I think music that’s made from love and that’s made from pure intention will always stand out at the end of the day. Nowadays, people care less about what the person looks like and care more about the music they’re making.
Do you think that, because of SoundCloud and other social media and music sharing platforms, there is less gatekeeping within the music industry?
I think that the gatekeepers still exist; they just exist in different forms. Ultimately when you make music and make a living off of it, it’s tied to capitalism and this really archaic system. But now with social media you have the power to build your own following and have that community follow and share your art. And if you keep putting out good content, then I don’t see why you can’t carve out your own little niche. It’s about persistence and staying true to yourself. I think the gatekeepers are always a couple years late anyways, so they’ll just catch up to it in time.
In the song “Stronger,” you sing, ‘I was naive to think a man could be stronger than me.’ Tell me a bit about that song and what it means.
"Stronger" and "Saltwater" are both about overcoming sexual assault and abuse. When I was going through those experiences, I was in such a meager state of mind. But once I started to remove those energies and forces out of my life and started to really focus on healing myself, I realized what a strong woman I am.
What sounds were inspiring you? Was there any music you were listening to while making this album?
We were listening to a lot of soul music. We listened to Ashanti, Stevie Wonder, Minnie Riperton, Erykah Badu, Sade, a lot of the greats. We also listened to Outkast and Bjork. We definitely like to draw from a lot of different styles of music. We get inspired by whatever moves us and has a lot of feeling.
Some of your inspiration also comes from film. What is your connection to film and what films have influenced you?

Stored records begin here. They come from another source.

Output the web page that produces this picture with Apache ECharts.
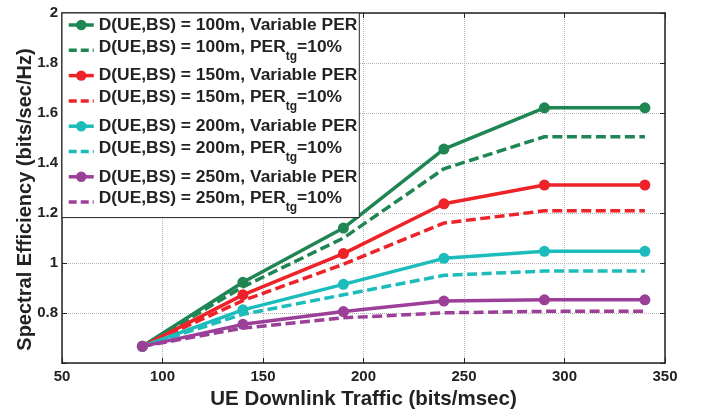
<!DOCTYPE html>
<html>
<head>
<meta charset="utf-8">
<script src="https://cdn.jsdelivr.net/npm/echarts@6/dist/echarts.min.js"></script>
<style>
  html, body { margin: 0; padding: 0; background: #fff; }
  #chart { width: 703px; height: 415px; }
</style>
</head>
<body>
<div id="chart"></div>
<script>
// x values (bits/msec)
var traffic = [90, 140, 190, 240, 290, 340];

// spectral efficiency, one array per curve
var d100Var = [0.667, 0.923, 1.140, 1.456, 1.621, 1.621];
var d100Tg  = [0.667, 0.905, 1.100, 1.377, 1.505, 1.505];
var d150Var = [0.667, 0.873, 1.038, 1.237, 1.312, 1.312];
var d150Tg  = [0.667, 0.850, 0.995, 1.160, 1.209, 1.209];
var d200Var = [0.667, 0.813, 0.915, 1.019, 1.047, 1.047];
var d200Tg  = [0.667, 0.795, 0.873, 0.951, 0.968, 0.968];
var d250Var = [0.667, 0.755, 0.806, 0.848, 0.853, 0.853];
var d250Tg  = [0.667, 0.740, 0.781, 0.801, 0.807, 0.807];

var distances = ['100m', '150m', '200m', '250m'];
var colors = ['#1e8553', '#ee2229', '#1cbcbc', '#9c3f98'];
var varData = [d100Var, d150Var, d200Var, d250Var];
var tgData = [d100Tg, d150Tg, d200Tg, d250Tg];

function pairs(ys) {
  return ys.map(function (y, i) { return [traffic[i], y]; });
}

var FONT = '"Liberation Sans", Arial, Helvetica, sans-serif';
var series = [];
var legendData = [];

for (var i = 0; i < distances.length; i++) {
  var nameVar = 'D(UE,BS) = ' + distances[i] + ', Variable PER';
  var nameTg = 'D(UE,BS) = ' + distances[i] + ', PER_tg=10%';
  series.push({
    name: nameVar,
    type: 'line',
    data: pairs(varData[i]),
    symbol: 'circle',
    symbolSize: 11,
    lineStyle: { color: colors[i], width: 3.5 },
    itemStyle: { color: colors[i] },
    animation: false
  });
  series.push({
    name: nameTg,
    type: 'line',
    data: pairs(tgData[i]),
    showSymbol: false,
    symbol: 'circle',
    lineStyle: { color: colors[i], width: 3.5, type: [10, 4.5] },
    itemStyle: { color: colors[i] },
    animation: false
  });
  legendData.push({ name: nameVar, lineStyle: { width: 3.5 } });
  // no dot on the dashed legend icon
  legendData.push({ name: nameTg, itemStyle: { opacity: 0 }, lineStyle: { width: 3.5, type: [8, 4] } });
}

var chart = echarts.init(document.getElementById('chart'));

var axisLineStyle = { color: '#222', width: 1.5 };
var labelStyle = { color: '#222', fontSize: 15, fontWeight: 'bold', fontFamily: FONT };

chart.setOption({
  animation: false,
  backgroundColor: '#fff',
  grid: { left: 62, right: 38, top: 13, bottom: 51 },
  legend: {
    data: legendData,
    orient: 'vertical',
    left: 62,
    top: 13,
    padding: [3, 2, 3.5, 5],
    itemGap: 4.3,
    itemWidth: 25,
    itemHeight: 13,
    backgroundColor: '#fff',
    borderColor: '#222',
    borderWidth: 1,
    borderRadius: 0,
    selectedMode: false,
    formatter: function (name) {
      if (name.indexOf('PER_tg') >= 0) {
        var parts = name.split('_tg');
        return '{m|' + parts[0] + '}{s|tg}{m|' + parts[1] + '}';
      }
      return name;
    },
    textStyle: {
      color: '#222',
      fontSize: 17.4,
      fontWeight: 'bold',
      fontFamily: FONT,
      lineHeight: 18,
      rich: {
        m: { fontSize: 17.4, fontWeight: 'bold', fontFamily: FONT, color: '#222', lineHeight: 18, verticalAlign: 'top' },
        s: { fontSize: 12, fontWeight: 'bold', fontFamily: FONT, color: '#222', lineHeight: 24, verticalAlign: 'bottom' }
      }
    }
  },
  xAxis: [{
    type: 'value',
    min: 50,
    max: 350,
    interval: 50,
    name: 'UE Downlink Traffic (bits/msec)',
    nameLocation: 'middle',
    nameGap: 24,
    nameTextStyle: { color: '#222', fontSize: 20.5, fontWeight: 'bold', fontFamily: FONT },
    axisLine: { show: true, onZero: false, lineStyle: axisLineStyle },
    axisTick: { show: true, inside: true, length: 5, lineStyle: { color: '#222' } },
    axisLabel: Object.assign({ margin: 6 }, labelStyle),
    splitLine: { show: true, lineStyle: { color: '#b5b5b5', type: 'dotted', width: 1 } }
  }, {
    type: 'value',
    position: 'top',
    min: 50,
    max: 350,
    interval: 50,
    axisLine: { show: true, onZero: false, lineStyle: axisLineStyle },
    axisTick: { show: true, inside: true, length: 5, lineStyle: { color: '#222' } },
    axisLabel: { show: false },
    splitLine: { show: false }
  }],
  yAxis: [{
    type: 'value',
    min: 0.6,
    max: 2,
    interval: 0.2,
    name: 'Spectral Efficiency (bits/sec/Hz)',
    nameLocation: 'middle',
    nameGap: 27,
    nameMoveOverlap: false,
    nameTextStyle: { color: '#222', fontSize: 20, fontWeight: 'bold', fontFamily: FONT, padding: [0, 23, 0, 0] },
    axisLine: { show: true, onZero: false, lineStyle: axisLineStyle },
    axisTick: { show: true, inside: true, length: 5, lineStyle: { color: '#222' } },
    axisLabel: Object.assign({
      margin: 4,
      formatter: function (v) {
        var r = Math.round(v * 10) / 10;
        return r === 0.6 ? '' : String(r);
      }
    }, labelStyle),
    splitLine: { show: true, lineStyle: { color: '#b5b5b5', type: 'dotted', width: 1 } }
  }, {
    type: 'value',
    position: 'right',
    min: 0.6,
    max: 2,
    interval: 0.2,
    axisLine: { show: true, onZero: false, lineStyle: axisLineStyle },
    axisTick: { show: true, inside: true, length: 5, lineStyle: { color: '#222' } },
    axisLabel: { show: false },
    splitLine: { show: false }
  }],
  series: series
});
</script>
</body>
</html>
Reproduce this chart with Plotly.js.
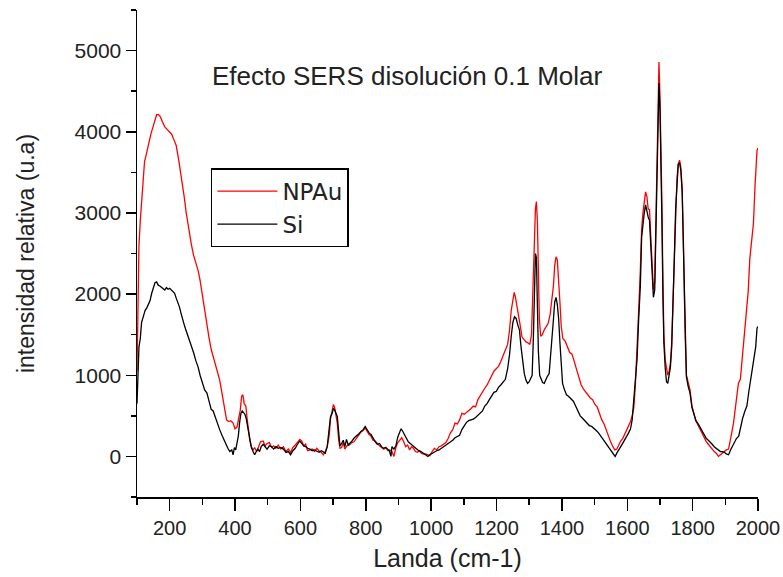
<!DOCTYPE html>
<html>
<head>
<meta charset="utf-8">
<script src="https://cdn.plot.ly/plotly-3.0.1.min.js"></script>
<style>html,body{margin:0;padding:0;background:#fff;}#chart{width:783px;height:577px;}</style>
</head>
<body>
<div id="chart"></div>
<script>
// Reference data
const chartTitle = "Efecto SERS disolución 0.1 Molar";
const xTitle = "Landa (cm-1)";
const yTitle = "intensidad relativa (u.a)";
const seriesNames = ["NPAu", "Si"];
const xTickVals = [200, 400, 600, 800, 1000, 1200, 1400, 1600, 1800, 2000];
const yTickVals = [0, 1000, 2000, 3000, 4000, 5000];

const npauX = [100,103,106,110,114,118,123,130,137,143,149,155,160,166,172,178,185,192,200,206,213,220,228,236,244,251,258,266,273,280,287,293,300,307,314,320,327,333,340,347,353,360,367,374,380,387,394,400,406,411,416,420,424,428,433,437,440,445,450,455,460,466,472,478,486,492,498,505,512,518,525,532,540,548,556,563,570,577,584,591,598,604,610,616,622,629,636,643,650,657,664,670,676,682,688,692,697,701,705,709,713,717,721,726,731,736,742,750,757,764,771,778,785,792,798,804,810,816,822,829,835,842,848,855,862,868,874,880,886,892,898,904,910,916,922,928,934,940,946,952,958,964,970,976,983,990,996,1003,1010,1017,1024,1031,1038,1045,1052,1059,1066,1073,1080,1087,1094,1101,1108,1115,1122,1129,1136,1143,1150,1157,1164,1171,1178,1185,1192,1199,1206,1213,1220,1227,1234,1240,1245,1250,1254,1258,1263,1268,1273,1278,1284,1290,1296,1302,1307,1311,1315,1319,1322,1325,1328,1331,1335,1340,1346,1352,1358,1364,1369,1374,1378,1382,1386,1390,1394,1398,1403,1410,1417,1424,1431,1438,1445,1452,1459,1466,1473,1480,1487,1494,1501,1508,1515,1522,1529,1536,1543,1550,1556,1562,1568,1574,1580,1586,1592,1598,1604,1610,1615,1620,1625,1630,1635,1640,1644,1648,1652,1656,1660,1664,1668,1672,1676,1680,1684,1688,1691,1694,1697,1700,1703,1706,1709,1712,1716,1720,1724,1728,1732,1736,1740,1744,1748,1752,1756,1760,1764,1768,1771,1774,1777,1781,1786,1792,1798,1804,1810,1817,1823,1830,1836,1842,1848,1854,1860,1866,1872,1879,1885,1891,1897,1903,1910,1915,1920,1925,1930,1935,1940,1946,1952,1958,1964,1970,1975,1980,1986,1991,1997,2000];
const npauY = [1050,1900,2600,2900,3120,3400,3630,3750,3900,3980,4060,4150,4210,4210,4180,4120,4060,4030,4000,3970,3900,3830,3640,3440,3210,2990,2800,2620,2480,2380,2290,2170,1980,1840,1620,1470,1320,1230,1120,1020,940,780,620,450,430,440,410,340,360,470,570,740,760,650,620,460,330,200,120,80,110,60,120,180,190,130,160,170,110,130,100,140,90,120,60,90,50,110,140,170,210,190,130,150,70,80,90,60,100,70,50,20,60,120,260,460,550,640,600,480,400,200,100,110,170,90,130,140,170,180,220,260,300,320,350,310,270,250,200,190,160,130,110,90,110,70,80,60,0,110,170,200,230,180,120,140,80,120,100,60,50,70,40,30,30,20,10,60,100,80,120,130,150,170,220,290,330,410,400,450,530,520,540,560,590,620,610,700,750,790,840,880,940,980,1050,1080,1110,1170,1230,1310,1380,1560,1800,1950,2020,1960,1820,1700,1600,1470,1440,1410,1400,1380,1500,2100,2700,3050,3140,2900,2300,1700,1480,1500,1560,1600,1640,1750,1900,2100,2350,2460,2420,2200,1900,1600,1450,1420,1350,1280,1260,1170,1080,960,880,830,790,760,720,700,640,610,520,450,400,320,260,170,120,80,90,150,190,220,270,320,380,430,500,600,900,1300,1800,2300,2800,3000,3150,3260,3200,3050,3040,2700,2300,2050,2150,2950,3700,4300,4860,4450,3900,3120,2200,1500,1190,1080,1000,1050,1150,1400,1900,2550,3100,3420,3600,3650,3560,3300,2800,2100,1500,1000,900,820,620,520,440,380,330,260,220,180,150,120,80,60,40,0,20,40,60,80,90,180,300,410,600,750,900,950,1200,1450,1760,2030,2440,2650,2870,3340,3770,3800];

const siX = [100,103,106,110,114,119,125,130,135,140,145,150,155,160,165,170,175,180,185,190,195,200,205,210,215,220,225,230,235,240,246,252,259,266,273,280,287,293,300,307,314,320,327,333,340,347,353,360,366,372,378,384,390,394,398,402,406,410,414,418,422,426,430,434,438,442,446,450,455,460,465,470,475,480,486,492,498,505,512,518,525,532,540,548,556,563,570,577,584,591,598,604,610,616,622,629,636,643,650,657,664,670,676,682,688,692,697,701,705,709,713,717,721,726,731,736,741,746,752,758,765,772,779,786,792,798,804,810,816,822,829,835,842,848,854,860,866,872,877,880,886,892,898,903,908,913,918,923,930,936,942,948,955,962,969,976,983,990,996,1003,1010,1017,1024,1031,1038,1045,1052,1059,1066,1073,1080,1087,1094,1101,1108,1115,1122,1129,1136,1143,1150,1157,1164,1171,1178,1185,1192,1199,1206,1213,1220,1227,1234,1240,1245,1250,1255,1260,1265,1270,1275,1280,1285,1290,1295,1300,1305,1309,1313,1316,1319,1322,1325,1328,1332,1336,1341,1346,1351,1356,1361,1365,1370,1374,1378,1382,1386,1390,1394,1398,1402,1408,1414,1420,1428,1435,1442,1449,1456,1463,1470,1477,1484,1491,1498,1505,1512,1519,1526,1533,1540,1546,1552,1558,1563,1568,1574,1580,1586,1592,1598,1604,1610,1615,1620,1625,1630,1635,1640,1644,1648,1652,1656,1660,1664,1668,1672,1676,1680,1684,1688,1691,1694,1697,1700,1703,1706,1709,1712,1716,1720,1724,1728,1732,1736,1740,1744,1748,1752,1756,1760,1764,1768,1771,1774,1777,1781,1786,1792,1798,1804,1810,1817,1823,1830,1836,1842,1848,1854,1860,1866,1872,1879,1885,1891,1897,1903,1910,1916,1922,1928,1934,1941,1947,1953,1960,1966,1972,1978,1983,1988,1993,1997,2000];
const siY = [650,1000,1350,1450,1650,1720,1800,1830,1870,1920,2010,2080,2140,2150,2110,2100,2080,2060,2050,2080,2060,2070,2050,2030,2010,1950,1900,1840,1760,1680,1600,1530,1450,1350,1280,1180,1100,1000,920,820,780,680,580,560,470,400,330,260,200,150,100,60,80,20,110,80,160,250,420,530,560,540,520,470,380,260,150,110,60,20,60,90,60,120,150,120,90,130,120,90,120,100,110,90,50,60,20,70,100,150,190,160,130,120,100,90,70,80,60,50,70,50,40,120,330,490,530,590,570,530,490,300,130,160,200,120,210,140,160,190,230,250,280,310,330,370,330,290,270,220,180,150,160,120,100,110,90,70,0,120,90,130,240,300,340,310,270,230,180,160,140,110,90,70,60,40,20,0,20,40,60,70,80,100,110,140,160,180,200,230,250,260,330,370,420,440,450,460,480,510,530,560,620,650,700,740,790,800,850,880,910,950,1080,1260,1480,1650,1720,1700,1620,1560,1350,1150,1020,940,900,920,960,1000,1500,2100,2500,2450,1900,1300,1000,960,910,900,950,990,1020,1200,1450,1680,1900,1960,1870,1700,1400,1100,900,820,760,740,710,680,620,560,500,470,440,410,380,370,350,320,290,250,210,170,130,100,60,30,0,40,90,120,160,200,240,290,340,450,700,950,1200,1700,2100,2700,2900,3000,3100,3020,2950,2910,2600,2200,1960,2050,2800,3500,4200,4600,4300,3700,2900,2000,1400,1100,920,900,1000,1100,1350,1800,2450,3050,3400,3600,3620,3520,3250,2700,2050,1450,980,870,780,600,510,440,400,360,300,260,220,200,180,150,120,100,80,60,60,50,30,20,80,130,190,220,250,380,470,560,620,800,950,1100,1200,1350,1580,1600];

const FONT = "Liberation Sans, Arial, sans-serif";
const TXT = "#222222";

const traces = [
  {x: npauX, y: npauY, name: seriesNames[0], type: "scatter", mode: "lines",
   line: {color: "#ff0000", width: 1.3}},
  {x: siX, y: siY, name: seriesNames[1], type: "scatter", mode: "lines",
   line: {color: "#000000", width: 1.3}}
];

const layout = {
  width: 783, height: 577,
  margin: {l: 137, r: 25, t: 10, b: 80, pad: 0},
  paper_bgcolor: "#ffffff", plot_bgcolor: "#ffffff",
  font: {family: FONT, color: TXT, size: 20},
  showlegend: true,
  legend: {
    x: 0.119, y: 0.675, xanchor: "left", yanchor: "top",
    bordercolor: "#000000", borderwidth: 1.5, bgcolor: "#ffffff",
    font: {family: "DejaVu Sans, Liberation Sans, sans-serif", size: 23, color: TXT},
    tracegroupgap: 0, itemwidth: 60
  },
  xaxis: {
    range: [100, 2000], tickvals: xTickVals, showgrid: false, zeroline: false,
    showline: true, linecolor: "#000000", linewidth: 1.5,
    ticks: "outside", ticklen: 12, tickwidth: 1.5, tickcolor: "#000000",
    tickfont: {family: FONT, size: 20, color: TXT},
    minor: {dtick: 100, ticks: "outside", ticklen: 6, tickwidth: 1.5, tickcolor: "#000000", showgrid: false},
    title: {text: xTitle, font: {family: FONT, size: 25, color: TXT}, standoff: 12}
  },
  yaxis: {
    range: [-500, 5500], tickvals: yTickVals, showgrid: false, zeroline: false,
    showline: true, linecolor: "#000000", linewidth: 1.5,
    ticks: "outside", ticklen: 10, tickwidth: 1.5, tickcolor: "#000000",
    tickfont: {family: FONT, size: 21, color: TXT},
    minor: {dtick: 500, ticks: "outside", ticklen: 5, tickwidth: 1.5, tickcolor: "#000000", showgrid: false},
    title: {text: yTitle, font: {family: FONT, size: 23, color: TXT}, standoff: 33}
  },
  annotations: [{
    text: chartTitle, xref: "paper", yref: "paper", x: 0.435, y: 0.864,
    xanchor: "center", yanchor: "middle", showarrow: false,
    font: {family: FONT, size: 26, color: TXT}
  }]
};

Plotly.newPlot("chart", traces, layout, {staticPlot: true, displayModeBar: false});
</script>
</body>
</html>
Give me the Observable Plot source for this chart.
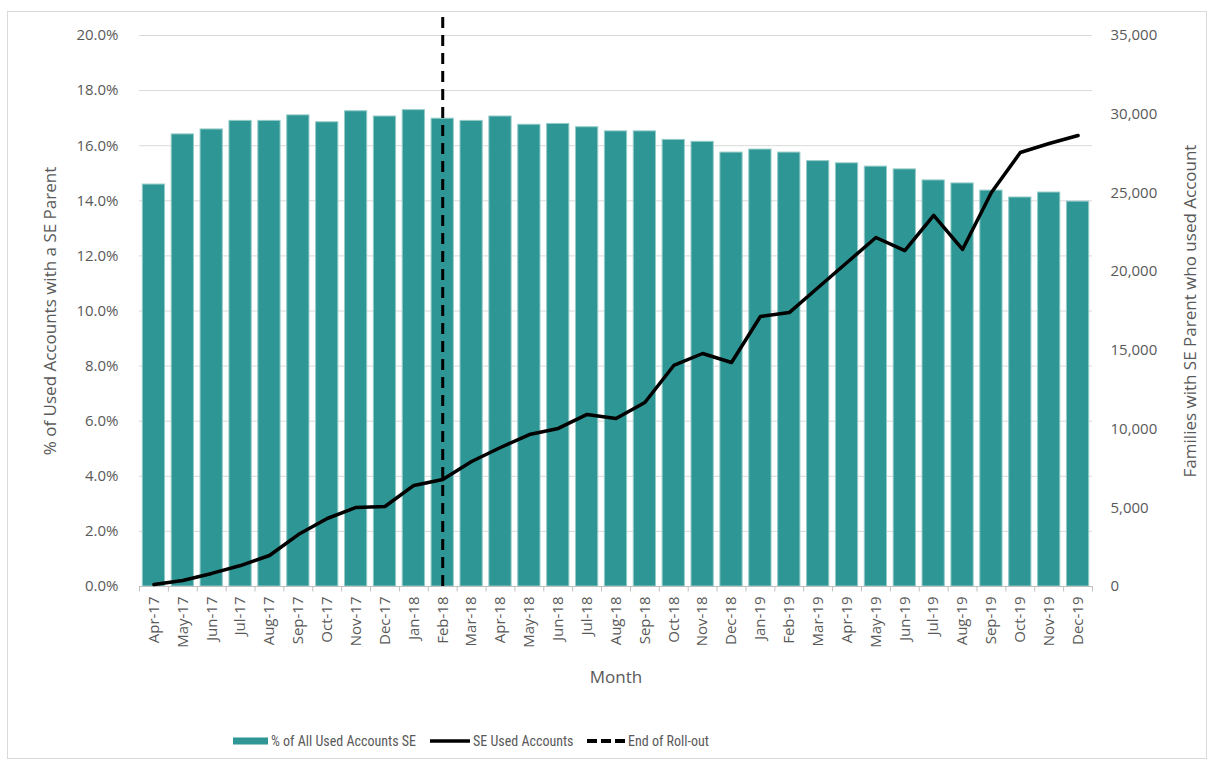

I think film is the all-powerful and almighty medium, because it combines visuals, music and storytelling. There’s nothing that hits you more intensely than a good film. Music is a spiritual force, and it’s really powerful in that way, but film is where it all comes together. I’ve been really inspired by movies about space lately, like Interstellar and Gravity. I love space movies, even old sci-fi space movies like Barbarella. I also love Hayao Miyazaki and David Lynch, and I’m really inspired by Bollywood films.
When a movie is really artfully done, I’m so in awe when the script has such beautiful words and beautiful music along with it. I love diving deeper into films so that I can hopefully recreate the visuals and the feeling in music videos and long-form projects in the future.
Is there a particular decade that inspires you and why?
Definitely the ‘70s. That era really resonates with me. I’m really interested in psychedelics and the hippie movement, and people took a lot of risks in the ‘70s. It feels like the most fun, surreal and colorful, which are all of my favorite elements.
I can definitely see ‘70s in your style and your work—it seems very you.
Yeah, I love it!
Talk a bit about your clothing style.
I’ve been wearing a lot of Pucci for this album cycle. I even wore it in the office shoot. There’s a colorful, ‘70s feeling to it. I love any designer that really experiments with color and has a light-hearted approach to clothes. I also like looking through old ‘70s clothes and finding whatever I can. You’ll never see me in black, grey or navy. I usually wear all of the colors of the rainbow.
Describe your perfect day.
It would probably be in Hawaii. We would go on a bike ride and go on a little hike. Then see a waterfall and get sushi. And then come home and write a really good song. I think that’s like the perfect day. Hopefully we’d catch a sunset too.